I first heard of Liao back in June 2001 when I was contracted by Radio Free Asia to translate an interview he taped with the station, not long after the book was banned in China. The interview piqued my interest in the author.
Interviews with People from the Bottom Rung of Society
reminds me of Studs Terkel's book
Working,
in which Terkel collected interviews with Americans from all walks of life, ranging from a waitress and a telephone operator to a baseball player and a musician, who talked about their jobs and lives in America.
Working
was translated into Chinese in the 1980s, with the title
Americans Talk About Lives in America.
As a college student in China, I read both the English and Chinese versions (my teacher chose the English version of
Working
as a textbook for colloquial American English).
Working
introduced me, and many other Chinese, to the real America and the lives of ordinary Americans, about which I didn't know much before. Similarly, I believe the true-life stories in Liao's book will serve the same purpose for Western readers, helping them understand China from the perspective of ordinary Chinese.
Starting in 2002, I made numerous attempts to contact Liao through his friends in China. The search turned out to be an arduous task because as a dissident writer, he had to move constantly to dodge police harassment. One time he had to jump from a third-story window and run away from Chengdu to escape arrest after he had interviewed a member of an outlawed religious group.
One day in early 2004, I received an e-mail from a friend who was a former visiting scholar at Harvard University.
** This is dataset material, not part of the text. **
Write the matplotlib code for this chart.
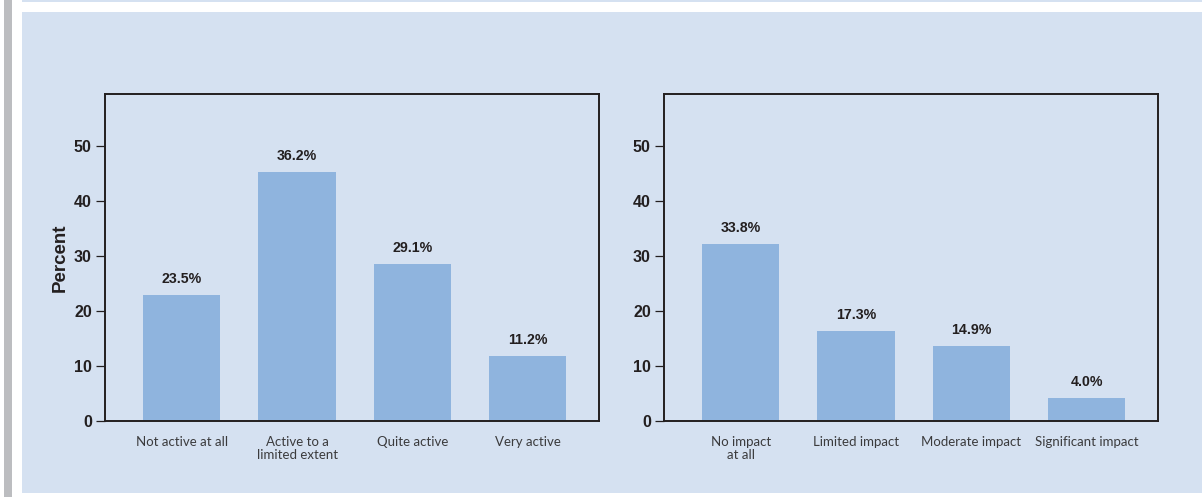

She happened to know Liao pretty well and managed to track him down after she returned to Beijing from the United States. In her e-mail, I learned that Liao had agreed to my proposal of translating his works into English and he had also provided his cell-phone number. I checked the area code and it was from a small town somewhere near the Chinese border with Myanmar.
The two-hour conversation marked the beginning of our partnership. Over the next two years, Liao and I collaborated on the translations through e-mails and telephone calls. Sometimes we talked in our mutually understood codes or through our mutual friends if we believed our conversation was being tapped.
In the summer of 2005, three interviews from Liao's book—the professional mourner, the human trafficker, and the public restroom manager—appeared for the first time in English in
The Paris Review
, in the inaugural issue under its new editor, Philip Gourevitch.
Following the successful
Paris Review
debut, Liao and I selected twenty-seven stories that we feel are both representative of his work and might be of interest to Western readers. We also restructured and shortened the narratives, adding background information to help readers who are not familiar with the political and historical references mentioned in the interviews. As suggested in the title, we hope the book will offer Western readers a glimpse of contemporary China from the bottom up.
Meanwhile, Liao continues to break Chinese government censorship laws by publishing his works on overseas Chinese-language Web sites despite repeated police harassment. In December 2007, Liao was detained and interrogated for more than four hours when he traveled to Beijing to receive the Freedom to Write Award given by the Independent Chinese PEN Center. He is not intimidated. With the help of a Chinese lawyer, he is now suing the government for violating his human rights. “I am trying to overcome, little by little, the fear that's been inflicted on me,” he says. “By doing so, I try to preserve my sanity and inner freedom.”